Adair v. United States: Supreme Court Strikes Down Federal Ban on Yellow-Dog Contracts

| Importance: 7/10 | Status: confirmed

The Supreme Court struck down Section 10 of the Erdman Act, which prohibited railroads engaged in interstate commerce from requiring workers to sign “yellow-dog contracts” - agreements not to join labor unions as a condition of employment. Justice John Marshall Harlan, who had dissented in Lochner, wrote for the 6-2 majority that the law violated employers’ Fifth Amendment liberty of contract and exceeded Congress’s commerce power.

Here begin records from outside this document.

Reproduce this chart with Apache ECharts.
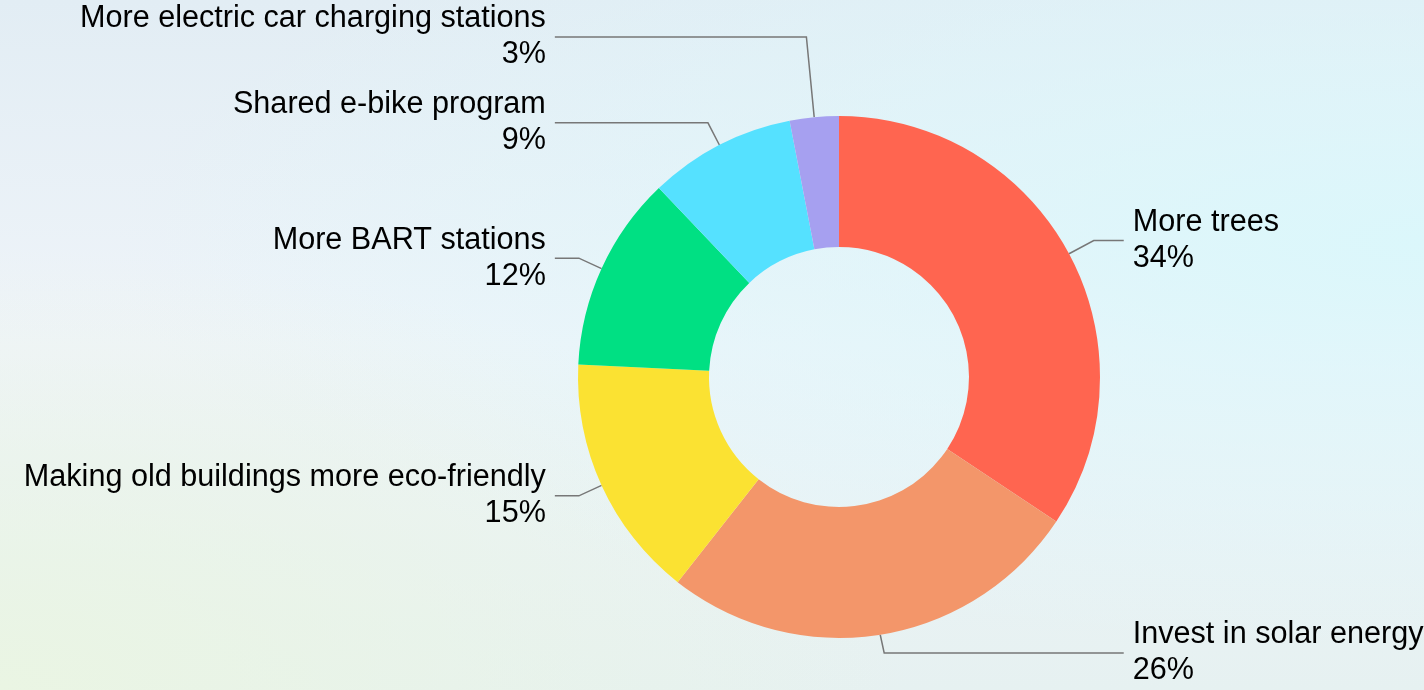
<!DOCTYPE html>
<html>
<head>
<meta charset="utf-8">
<script src="https://cdn.jsdelivr.net/npm/echarts@6/dist/echarts.min.js"></script>
<style>
  html, body { margin: 0; padding: 0; }
  #main {
    width: 1424px;
    height: 690px;
    background:
      radial-gradient(ellipse at 0% 100%, #eaf5e3 0%, rgba(234,245,227,0) 45%),
      radial-gradient(ellipse at 100% 35%, #dbf7fb 0%, rgba(219,247,251,0) 65%),
      linear-gradient(180deg, #e2edf4 0%, #eff4f9 50%, #e6f1f1 100%);
  }
</style>
</head>
<body>
<div id="main"></div>
<script>
// survey answers, clockwise from 12 o'clock
var categories = [
  'More trees',
  'Invest in solar energy',
  'Making old buildings more eco-friendly',
  'More BART stations',
  'Shared e-bike program',
  'More electric car charging stations'
];
var shares = [34, 26, 15, 12, 9, 3];
var colors = ['#ff6550', '#f3966a', '#fbe232', '#00e083', '#55e1ff', '#a6a0f0'];

var chart = echarts.init(document.getElementById('main'), null, { renderer: 'canvas' });

// a few label lines need their own lengths so the labels sit like the original
var lineTweaks = {
  'More trees': { length: 28, length2: 30 },
  'More electric car charging stations': { length: 82 }
};

var pieData = [];
for (var i = 0; i < categories.length; i++) {
  var item = { name: categories[i], value: shares[i] };
  if (lineTweaks[categories[i]]) {
    item.labelLine = lineTweaks[categories[i]];
  }
  pieData.push(item);
}

var option = {
  backgroundColor: 'transparent',
  color: colors,
  animation: false,
  series: [{
    type: 'pie',
    center: [839, 377],
    radius: [130, 261],
    startAngle: 90,
    clockwise: true,
    avoidLabelOverlap: true,
    data: pieData,
    label: {
      show: true,
      formatter: '{b}\n{c}%',
      fontFamily: 'Liberation Sans, Arial, sans-serif',
      fontSize: 30.6,
      lineHeight: 36,
      color: '#000',
      alignTo: 'labelLine',
      distanceToLabelLine: 9,
      bleedMargin: 0,
      overflow: 'none'
    },
    labelLine: {
      show: true,
      length: 25,
      length2: 24,
      lineStyle: { color: '#777', width: 1.5 }
    },
    itemStyle: { borderWidth: 0 }
  }]
};

chart.setOption(option);
</script>
</body>
</html>
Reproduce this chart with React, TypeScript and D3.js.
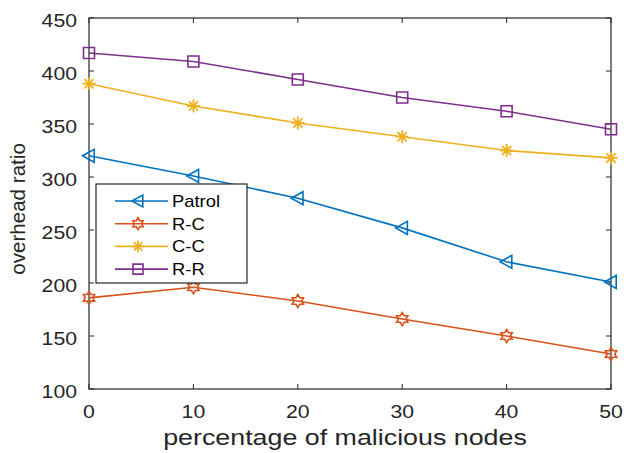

The case arose when Louisville and Nashville Railroad supervisor William Adair fired O.B. Coppage for belonging to the Order of Locomotive Firemen. Congress had passed the Erdman Act in 1898 specifically to prevent such firings, recognizing that yellow-dog contracts effectively destroyed workers’ ability to organize. The Court held that “the right of a person to sell his labor upon such terms as he deems proper is in its essence the same as the right of the purchaser of labor to prescribe the conditions upon which he will accept such labor.”

Justices McKenna and Holmes dissented, with Holmes arguing that contracts between employers and employees are not truly voluntary when workers have no realistic alternatives. The decision complemented Lochner in constructing a constitutional framework that protected employer power while denying workers meaningful freedom. Yellow-dog contracts remained legally enforceable until the Norris-LaGuardia Act of 1932. The Adair decision exemplifies how the Supreme Court’s formalistic “freedom of contract” doctrine masked profound inequality, treating the power to fire someone for union membership as equivalent to a worker’s power to quit. This judicial capture by laissez-faire ideology would persist for three decades.